### Set task
Return every line of the material exactly.
[Start of Provided material]
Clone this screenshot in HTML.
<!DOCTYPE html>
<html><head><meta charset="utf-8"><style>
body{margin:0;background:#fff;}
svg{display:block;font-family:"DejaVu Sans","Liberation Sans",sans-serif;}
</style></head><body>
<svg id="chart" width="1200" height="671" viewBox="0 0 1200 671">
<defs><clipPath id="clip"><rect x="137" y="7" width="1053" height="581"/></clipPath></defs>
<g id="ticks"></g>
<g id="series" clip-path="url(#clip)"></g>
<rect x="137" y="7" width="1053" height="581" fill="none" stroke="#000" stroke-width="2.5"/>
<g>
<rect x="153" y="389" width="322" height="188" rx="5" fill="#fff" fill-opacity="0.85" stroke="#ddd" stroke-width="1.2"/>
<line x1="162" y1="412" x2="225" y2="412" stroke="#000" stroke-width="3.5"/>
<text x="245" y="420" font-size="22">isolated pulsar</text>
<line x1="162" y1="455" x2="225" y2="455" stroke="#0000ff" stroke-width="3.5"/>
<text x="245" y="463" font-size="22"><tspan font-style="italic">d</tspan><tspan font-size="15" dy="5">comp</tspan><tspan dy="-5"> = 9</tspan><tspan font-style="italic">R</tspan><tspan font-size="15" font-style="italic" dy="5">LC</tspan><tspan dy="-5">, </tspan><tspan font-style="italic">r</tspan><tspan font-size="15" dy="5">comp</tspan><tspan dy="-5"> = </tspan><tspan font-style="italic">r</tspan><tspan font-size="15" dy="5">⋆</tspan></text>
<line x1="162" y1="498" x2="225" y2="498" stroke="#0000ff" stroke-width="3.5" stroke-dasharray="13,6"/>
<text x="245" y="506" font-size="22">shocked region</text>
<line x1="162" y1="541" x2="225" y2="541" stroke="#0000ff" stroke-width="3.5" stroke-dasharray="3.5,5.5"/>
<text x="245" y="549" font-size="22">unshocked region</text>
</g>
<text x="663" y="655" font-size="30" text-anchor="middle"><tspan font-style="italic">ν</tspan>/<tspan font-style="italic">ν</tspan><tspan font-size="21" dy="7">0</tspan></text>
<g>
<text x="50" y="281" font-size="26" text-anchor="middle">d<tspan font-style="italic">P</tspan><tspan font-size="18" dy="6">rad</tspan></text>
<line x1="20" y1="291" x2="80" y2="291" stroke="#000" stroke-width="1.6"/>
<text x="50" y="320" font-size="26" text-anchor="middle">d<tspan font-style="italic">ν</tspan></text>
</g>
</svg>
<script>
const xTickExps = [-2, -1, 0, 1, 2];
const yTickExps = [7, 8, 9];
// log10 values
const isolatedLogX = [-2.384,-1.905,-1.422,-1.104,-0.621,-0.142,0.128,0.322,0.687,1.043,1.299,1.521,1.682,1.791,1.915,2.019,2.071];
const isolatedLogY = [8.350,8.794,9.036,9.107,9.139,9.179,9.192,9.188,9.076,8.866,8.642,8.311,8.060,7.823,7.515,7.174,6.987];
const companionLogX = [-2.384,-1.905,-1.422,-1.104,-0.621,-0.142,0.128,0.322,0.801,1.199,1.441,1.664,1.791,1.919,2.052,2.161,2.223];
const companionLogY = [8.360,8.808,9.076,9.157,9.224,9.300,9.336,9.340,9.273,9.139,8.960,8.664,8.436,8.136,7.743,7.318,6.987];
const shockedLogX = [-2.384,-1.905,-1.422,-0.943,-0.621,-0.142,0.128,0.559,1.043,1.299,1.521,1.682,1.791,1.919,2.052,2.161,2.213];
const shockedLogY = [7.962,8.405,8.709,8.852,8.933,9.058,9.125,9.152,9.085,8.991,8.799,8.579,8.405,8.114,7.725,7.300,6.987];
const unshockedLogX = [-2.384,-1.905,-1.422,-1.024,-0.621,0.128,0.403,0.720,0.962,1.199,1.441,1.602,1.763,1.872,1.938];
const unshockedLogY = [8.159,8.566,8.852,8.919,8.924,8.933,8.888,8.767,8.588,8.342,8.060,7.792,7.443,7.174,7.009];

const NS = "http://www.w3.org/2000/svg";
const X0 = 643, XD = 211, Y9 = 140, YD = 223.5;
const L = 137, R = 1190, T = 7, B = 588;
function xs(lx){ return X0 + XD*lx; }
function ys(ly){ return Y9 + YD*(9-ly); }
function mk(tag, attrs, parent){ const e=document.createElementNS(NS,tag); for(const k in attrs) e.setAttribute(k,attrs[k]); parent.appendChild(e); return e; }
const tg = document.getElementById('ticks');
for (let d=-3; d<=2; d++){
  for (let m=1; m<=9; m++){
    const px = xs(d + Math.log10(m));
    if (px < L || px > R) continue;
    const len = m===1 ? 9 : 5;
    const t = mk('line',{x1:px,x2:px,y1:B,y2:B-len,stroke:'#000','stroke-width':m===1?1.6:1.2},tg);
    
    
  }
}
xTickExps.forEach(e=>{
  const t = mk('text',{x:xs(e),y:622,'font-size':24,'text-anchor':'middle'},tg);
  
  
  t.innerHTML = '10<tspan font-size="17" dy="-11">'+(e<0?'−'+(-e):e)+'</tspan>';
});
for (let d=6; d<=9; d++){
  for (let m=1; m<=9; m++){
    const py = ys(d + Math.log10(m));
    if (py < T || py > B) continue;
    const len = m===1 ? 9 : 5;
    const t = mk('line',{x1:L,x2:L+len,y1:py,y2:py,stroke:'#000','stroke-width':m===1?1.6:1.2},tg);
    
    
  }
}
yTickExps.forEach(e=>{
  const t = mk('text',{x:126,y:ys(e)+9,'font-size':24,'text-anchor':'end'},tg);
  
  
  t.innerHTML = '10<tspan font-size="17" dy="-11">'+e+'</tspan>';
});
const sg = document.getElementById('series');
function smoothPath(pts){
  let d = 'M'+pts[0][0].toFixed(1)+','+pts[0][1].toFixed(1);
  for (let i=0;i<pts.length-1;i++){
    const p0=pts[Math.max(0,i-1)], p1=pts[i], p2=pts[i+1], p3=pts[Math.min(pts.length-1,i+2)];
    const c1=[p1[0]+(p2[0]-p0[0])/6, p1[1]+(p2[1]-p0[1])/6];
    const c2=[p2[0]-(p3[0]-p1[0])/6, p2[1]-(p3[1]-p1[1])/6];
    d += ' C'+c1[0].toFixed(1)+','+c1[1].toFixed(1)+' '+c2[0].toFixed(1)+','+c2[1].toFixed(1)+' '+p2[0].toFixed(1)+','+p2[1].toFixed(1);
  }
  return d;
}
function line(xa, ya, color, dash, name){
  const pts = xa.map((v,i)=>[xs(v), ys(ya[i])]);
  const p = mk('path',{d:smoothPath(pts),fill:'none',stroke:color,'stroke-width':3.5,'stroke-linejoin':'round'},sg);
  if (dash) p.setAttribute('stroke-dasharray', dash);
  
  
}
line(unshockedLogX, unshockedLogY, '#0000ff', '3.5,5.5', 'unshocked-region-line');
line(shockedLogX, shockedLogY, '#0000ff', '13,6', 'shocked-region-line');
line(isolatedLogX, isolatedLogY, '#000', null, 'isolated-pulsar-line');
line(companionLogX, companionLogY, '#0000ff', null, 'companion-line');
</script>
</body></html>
[End of Provided material]
### Response for this exercise
Clone this screenshot in HTML.
<!DOCTYPE html>
<html><head><meta charset="utf-8"><style>
body{margin:0;background:#fff;}
svg{display:block;font-family:"DejaVu Sans","Liberation Sans",sans-serif;}
</style></head><body>
<svg id="chart" width="1200" height="671" viewBox="0 0 1200 671">
<defs><clipPath id="clip"><rect x="137" y="7" width="1053" height="581"/></clipPath></defs>
<g id="ticks"></g>
<g id="series" clip-path="url(#clip)"></g>
<rect x="137" y="7" width="1053" height="581" fill="none" stroke="#000" stroke-width="2.5"/>
<g>
<rect x="153" y="389" width="322" height="188" rx="5" fill="#fff" fill-opacity="0.85" stroke="#ddd" stroke-width="1.2"/>
<line x1="162" y1="412" x2="225" y2="412" stroke="#000" stroke-width="3.5"/>
<text x="245" y="420" font-size="22">isolated pulsar</text>
<line x1="162" y1="455" x2="225" y2="455" stroke="#0000ff" stroke-width="3.5"/>
<text x="245" y="463" font-size="22"><tspan font-style="italic">d</tspan><tspan font-size="15" dy="5">comp</tspan><tspan dy="-5"> = 9</tspan><tspan font-style="italic">R</tspan><tspan font-size="15" font-style="italic" dy="5">LC</tspan><tspan dy="-5">, </tspan><tspan font-style="italic">r</tspan><tspan font-size="15" dy="5">comp</tspan><tspan dy="-5"> = </tspan><tspan font-style="italic">r</tspan><tspan font-size="15" dy="5">⋆</tspan></text>
<line x1="162" y1="498" x2="225" y2="498" stroke="#0000ff" stroke-width="3.5" stroke-dasharray="13,6"/>
<text x="245" y="506" font-size="22">shocked region</text>
<line x1="162" y1="541" x2="225" y2="541" stroke="#0000ff" stroke-width="3.5" stroke-dasharray="3.5,5.5"/>
<text x="245" y="549" font-size="22">unshocked region</text>
</g>
<text x="663" y="655" font-size="30" text-anchor="middle"><tspan font-style="italic">ν</tspan>/<tspan font-style="italic">ν</tspan><tspan font-size="21" dy="7">0</tspan></text>
<g>
<text x="50" y="281" font-size="26" text-anchor="middle">d<tspan font-style="italic">P</tspan><tspan font-size="18" dy="6">rad</tspan></text>
<line x1="20" y1="291" x2="80" y2="291" stroke="#000" stroke-width="1.6"/>
<text x="50" y="320" font-size="26" text-anchor="middle">d<tspan font-style="italic">ν</tspan></text>
</g>
</svg>
<script>
const xTickExps = [-2, -1, 0, 1, 2];
const yTickExps = [7, 8, 9];
// log10 values
const isolatedLogX = [-2.384,-1.905,-1.422,-1.104,-0.621,-0.142,0.128,0.322,0.687,1.043,1.299,1.521,1.682,1.791,1.915,2.019,2.071];
const isolatedLogY = [8.350,8.794,9.036,9.107,9.139,9.179,9.192,9.188,9.076,8.866,8.642,8.311,8.060,7.823,7.515,7.174,6.987];
const companionLogX = [-2.384,-1.905,-1.422,-1.104,-0.621,-0.142,0.128,0.322,0.801,1.199,1.441,1.664,1.791,1.919,2.052,2.161,2.223];
const companionLogY = [8.360,8.808,9.076,9.157,9.224,9.300,9.336,9.340,9.273,9.139,8.960,8.664,8.436,8.136,7.743,7.318,6.987];
const shockedLogX = [-2.384,-1.905,-1.422,-0.943,-0.621,-0.142,0.128,0.559,1.043,1.299,1.521,1.682,1.791,1.919,2.052,2.161,2.213];
const shockedLogY = [7.962,8.405,8.709,8.852,8.933,9.058,9.125,9.152,9.085,8.991,8.799,8.579,8.405,8.114,7.725,7.300,6.987];
const unshockedLogX = [-2.384,-1.905,-1.422,-1.024,-0.621,0.128,0.403,0.720,0.962,1.199,1.441,1.602,1.763,1.872,1.938];
const unshockedLogY = [8.159,8.566,8.852,8.919,8.924,8.933,8.888,8.767,8.588,8.342,8.060,7.792,7.443,7.174,7.009];

const NS = "http://www.w3.org/2000/svg";
const X0 = 643, XD = 211, Y9 = 140, YD = 223.5;
const L = 137, R = 1190, T = 7, B = 588;
function xs(lx){ return X0 + XD*lx; }
function ys(ly){ return Y9 + YD*(9-ly); }
function mk(tag, attrs, parent){ const e=document.createElementNS(NS,tag); for(const k in attrs) e.setAttribute(k,attrs[k]); parent.appendChild(e); return e; }
const tg = document.getElementById('ticks');
for (let d=-3; d<=2; d++){
  for (let m=1; m<=9; m++){
    const px = xs(d + Math.log10(m));
    if (px < L || px > R) continue;
    const len = m===1 ? 9 : 5;
    const t = mk('line',{x1:px,x2:px,y1:B,y2:B-len,stroke:'#000','stroke-width':m===1?1.6:1.2},tg);
    
    
  }
}
xTickExps.forEach(e=>{
  const t = mk('text',{x:xs(e),y:622,'font-size':24,'text-anchor':'middle'},tg);
  
  
  t.innerHTML = '10<tspan font-size="17" dy="-11">'+(e<0?'−'+(-e):e)+'</tspan>';
});
for (let d=6; d<=9; d++){
  for (let m=1; m<=9; m++){
    const py = ys(d + Math.log10(m));
    if (py < T || py > B) continue;
    const len = m===1 ? 9 : 5;
    const t = mk('line',{x1:L,x2:L+len,y1:py,y2:py,stroke:'#000','stroke-width':m===1?1.6:1.2},tg);
    
    
  }
}
yTickExps.forEach(e=>{
  const t = mk('text',{x:126,y:ys(e)+9,'font-size':24,'text-anchor':'end'},tg);
  
  
  t.innerHTML = '10<tspan font-size="17" dy="-11">'+e+'</tspan>';
});
const sg = document.getElementById('series');
function smoothPath(pts){
  let d = 'M'+pts[0][0].toFixed(1)+','+pts[0][1].toFixed(1);
  for (let i=0;i<pts.length-1;i++){
    const p0=pts[Math.max(0,i-1)], p1=pts[i], p2=pts[i+1], p3=pts[Math.min(pts.length-1,i+2)];
    const c1=[p1[0]+(p2[0]-p0[0])/6, p1[1]+(p2[1]-p0[1])/6];
    const c2=[p2[0]-(p3[0]-p1[0])/6, p2[1]-(p3[1]-p1[1])/6];
    d += ' C'+c1[0].toFixed(1)+','+c1[1].toFixed(1)+' '+c2[0].toFixed(1)+','+c2[1].toFixed(1)+' '+p2[0].toFixed(1)+','+p2[1].toFixed(1);
  }
  return d;
}
function line(xa, ya, color, dash, name){
  const pts = xa.map((v,i)=>[xs(v), ys(ya[i])]);
  const p = mk('path',{d:smoothPath(pts),fill:'none',stroke:color,'stroke-width':3.5,'stroke-linejoin':'round'},sg);
  if (dash) p.setAttribute('stroke-dasharray', dash);
  
  
}
line(unshockedLogX, unshockedLogY, '#0000ff', '3.5,5.5', 'unshocked-region-line');
line(shockedLogX, shockedLogY, '#0000ff', '13,6', 'shocked-region-line');
line(isolatedLogX, isolatedLogY, '#000', null, 'isolated-pulsar-line');
line(companionLogX, companionLogY, '#0000ff', null, 'companion-line');
</script>
</body></html>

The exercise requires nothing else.